__ROWS__:
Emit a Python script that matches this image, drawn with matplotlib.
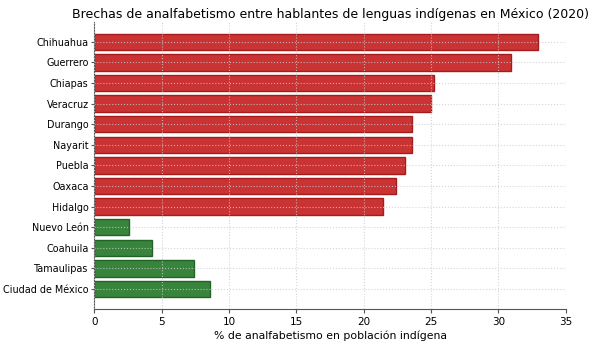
import matplotlib
matplotlib.use("Agg")
import matplotlib.pyplot as plt

estados = ["Chihuahua", "Guerrero", "Chiapas", "Veracruz", "Durango", "Nayarit",
           "Puebla", "Oaxaca", "Hidalgo", "Nuevo León", "Coahuila", "Tamaulipas",
           "Ciudad de México"]
valores = [32.9, 30.9, 25.2, 25.0, 23.6, 23.6, 23.1, 22.4, 21.4, 2.6, 4.3, 7.4, 8.6]
grupo = ["alto"] * 9 + ["bajo"] * 4

colores = {"alto": "#c62828", "bajo": "#2e7d32"}
bordes = {"alto": "#a31515", "bajo": "#1b5e20"}

fig = plt.figure(figsize=(6, 3.41), dpi=100)
ax = fig.add_axes([0.157, 0.094, 0.786, 0.842])

pos = list(range(len(estados)))
ax.barh(pos, valores, height=0.8,
        color=[colores[g] for g in grupo],
        edgecolor=[bordes[g] for g in grupo], linewidth=1.0, alpha=0.95)

ax.set_yticks(pos)
ax.set_yticklabels(estados, fontsize=6.9)
ax.set_ylim(12.97, -0.97)
ax.set_xlim(0, 35)
ax.set_xticks([0, 5, 10, 15, 20, 25, 30, 35])
ax.tick_params(axis="x", labelsize=7.5, length=3, color="#555555", pad=2.5)
ax.tick_params(axis="y", length=2.5, color="#555555", pad=1.5)
ax.set_xlabel("% de analfabetismo en población indígena", fontsize=7.8, labelpad=3)
ax.set_title("Brechas de analfabetismo entre hablantes de lenguas indígenas en México (2020)",
             fontsize=9.0, pad=3)

ax.set_axisbelow(False)
ax.grid(True, linestyle=":", color="#cccccc", linewidth=0.8, alpha=0.8)
for s in ["top", "right"]:
    ax.spines[s].set_visible(False)
for s in ["left", "bottom"]:
    ax.spines[s].set_color("#555555")

fig.savefig("out.png", dpi=100)
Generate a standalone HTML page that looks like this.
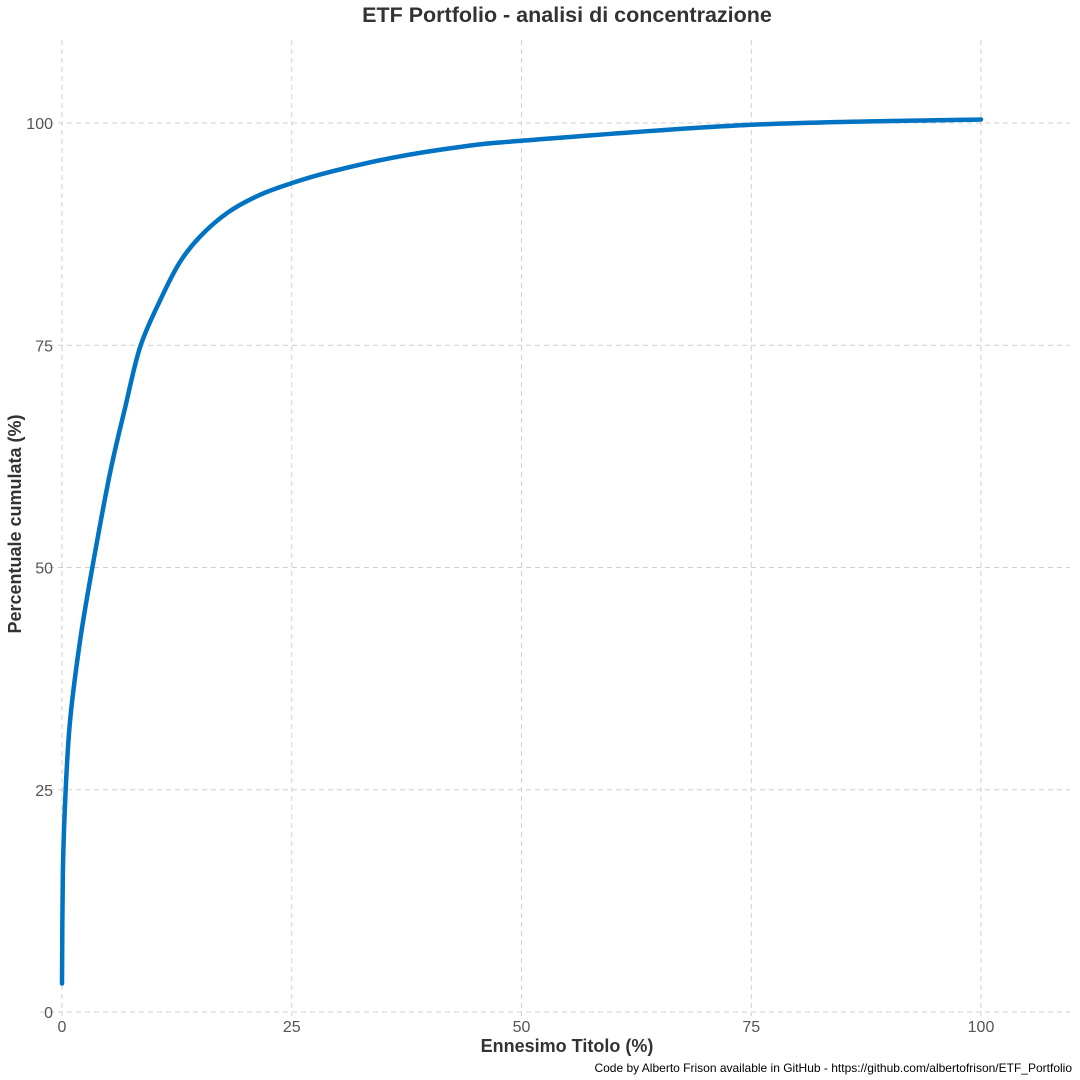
<!DOCTYPE html>
<html><head><meta charset="utf-8">
<style>
html,body{margin:0;padding:0;background:#fff;}
svg{display:block;font-family:"Liberation Sans",sans-serif;}
</style></head>
<body>
<svg id="chart" width="1080" height="1080" viewBox="0 0 1080 1080">
<text x="567" y="22" text-anchor="middle" font-size="21.5" font-weight="bold" fill="#333">ETF Portfolio - analisi di concentrazione</text>
<g id="grid"></g>
<g id="yticks"></g>
<g id="xticks"></g>
<path id="curve" fill="none" stroke="#0073C2" stroke-width="4.5" stroke-linecap="round" stroke-linejoin="round"/>
<text x="567" y="1052" text-anchor="middle" font-size="18" font-weight="bold" fill="#333">Ennesimo Titolo (%)</text>
<text transform="translate(21,524) rotate(-90)" text-anchor="middle" font-size="18" font-weight="bold" fill="#333">Percentuale cumulata (%)</text>
<text x="1072" y="1072" text-anchor="end" font-size="12" fill="#000">Code by Alberto Frison available in GitHub - https://github.com/albertofrison/ETF_Portfolio</text>
</svg>
<script>
const xTicks = [0, 25, 50, 75, 100];
const yTicks = [0, 25, 50, 75, 100];
const xValues = [0, 0.1, 0.4, 0.9, 2, 3.3, 5.2, 6.85, 8.5, 10.7, 12.8, 15.0, 18.0, 21.5, 24.9, 28.8, 36.0, 43.3, 50, 75, 100];
const yValues = [3.2, 16, 25, 33, 42, 50, 60.5, 67.9, 74.8, 80.1, 84.3, 87.2, 89.9, 91.9, 93.2, 94.4, 96.1, 97.3, 98, 99.8, 100.4];

const NS = "http://www.w3.org/2000/svg";
const sx = v => 62 + v * 9.19;
const sy = v => 1012 - v * 8.89;

const grid = document.getElementById('grid');
const yt = document.getElementById('yticks');
const xt = document.getElementById('xticks');
yTicks.forEach(t => {
  const l = document.createElementNS(NS, 'line');
  
  
  l.setAttribute('x1', 40); l.setAttribute('x2', 1070);
  l.setAttribute('y1', sy(t)); l.setAttribute('y2', sy(t));
  l.setAttribute('stroke', '#cfcfcf'); l.setAttribute('stroke-dasharray', '5,4');
  grid.appendChild(l);
  const tx = document.createElementNS(NS, 'text');
  
  
  tx.setAttribute('x', 53); tx.setAttribute('y', sy(t) + 6);
  tx.setAttribute('text-anchor', 'end'); tx.setAttribute('font-size', '16'); tx.setAttribute('fill', '#555');
  tx.textContent = t;
  yt.appendChild(tx);
});
xTicks.forEach(t => {
  const l = document.createElementNS(NS, 'line');
  
  
  l.setAttribute('y1', 40); l.setAttribute('y2', 1016);
  l.setAttribute('x1', sx(t)); l.setAttribute('x2', sx(t));
  l.setAttribute('stroke', '#cfcfcf'); l.setAttribute('stroke-dasharray', '5,4');
  grid.appendChild(l);
  const tx = document.createElementNS(NS, 'text');
  
  
  tx.setAttribute('x', sx(t)); tx.setAttribute('y', 1032);
  tx.setAttribute('text-anchor', 'middle'); tx.setAttribute('font-size', '16'); tx.setAttribute('fill', '#555');
  tx.textContent = t;
  xt.appendChild(tx);
});
const pts = xValues.map((x, i) => [sx(x), sy(yValues[i])]);
let d = `M${pts[0][0]},${pts[0][1]}`;
for (let i = 0; i < pts.length - 1; i++) {
  const p0 = pts[Math.max(0, i - 1)], p1 = pts[i], p2 = pts[i + 1], p3 = pts[Math.min(pts.length - 1, i + 2)];
  const c1 = [p1[0] + (p2[0] - p0[0]) / 6, p1[1] + (p2[1] - p0[1]) / 6];
  const c2 = [p2[0] - (p3[0] - p1[0]) / 6, p2[1] - (p3[1] - p1[1]) / 6];
  d += ` C${c1[0]},${c1[1]} ${c2[0]},${c2[1]} ${p2[0]},${p2[1]}`;
}
document.getElementById('curve').setAttribute('d', d);
</script>
</body></html>
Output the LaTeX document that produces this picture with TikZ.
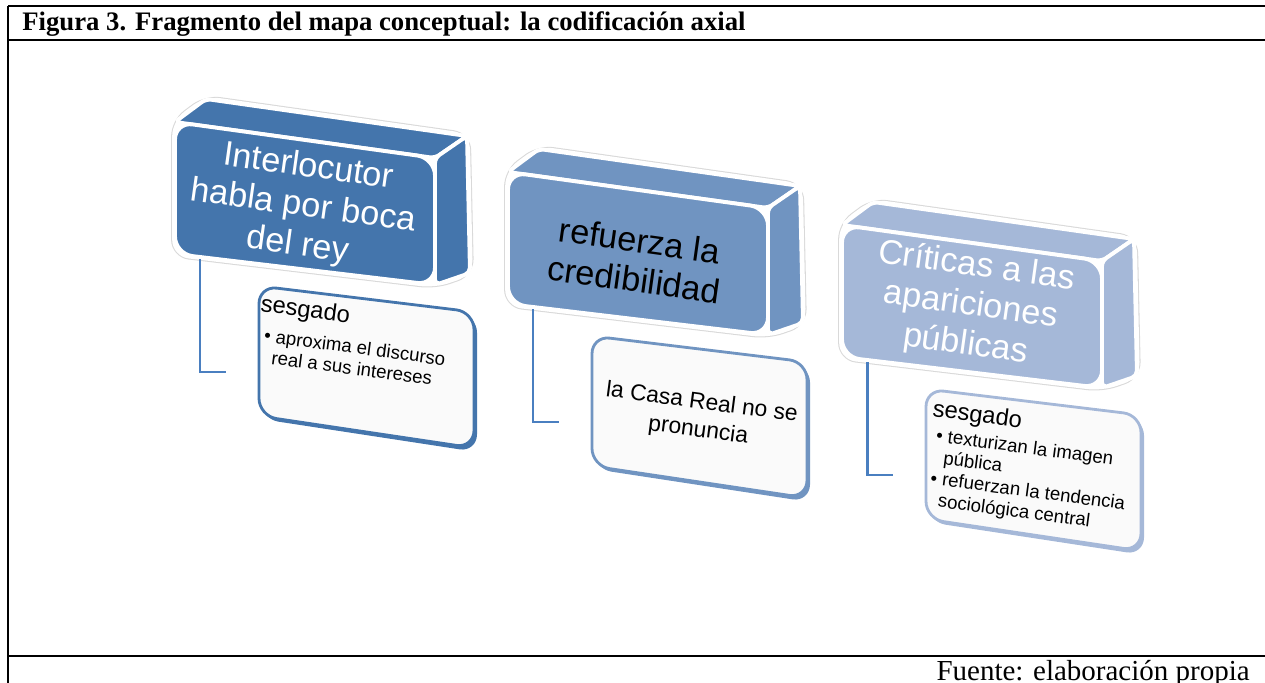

__SHORT PROBLEM__:
Transcribe, from the records above, the first line and every line after it up to and including the line with "edgecolor=[bordes[g] for g"; omit pictures.

__COMPLETED EXERCISE__:
Emit a Python script that matches this image, drawn with matplotlib.
import matplotlib
matplotlib.use("Agg")
import matplotlib.pyplot as plt

estados = ["Chihuahua", "Guerrero", "Chiapas", "Veracruz", "Durango", "Nayarit",
           "Puebla", "Oaxaca", "Hidalgo", "Nuevo León", "Coahuila", "Tamaulipas",
           "Ciudad de México"]
valores = [32.9, 30.9, 25.2, 25.0, 23.6, 23.6, 23.1, 22.4, 21.4, 2.6, 4.3, 7.4, 8.6]
grupo = ["alto"] * 9 + ["bajo"] * 4

colores = {"alto": "#c62828", "bajo": "#2e7d32"}
bordes = {"alto": "#a31515", "bajo": "#1b5e20"}

fig = plt.figure(figsize=(6, 3.41), dpi=100)
ax = fig.add_axes([0.157, 0.094, 0.786, 0.842])

pos = list(range(len(estados)))
ax.barh(pos, valores, height=0.8,
        color=[colores[g] for g in grupo],
        edgecolor=[bordes[g] for g in grupo], linewidth=1.0, alpha=0.95)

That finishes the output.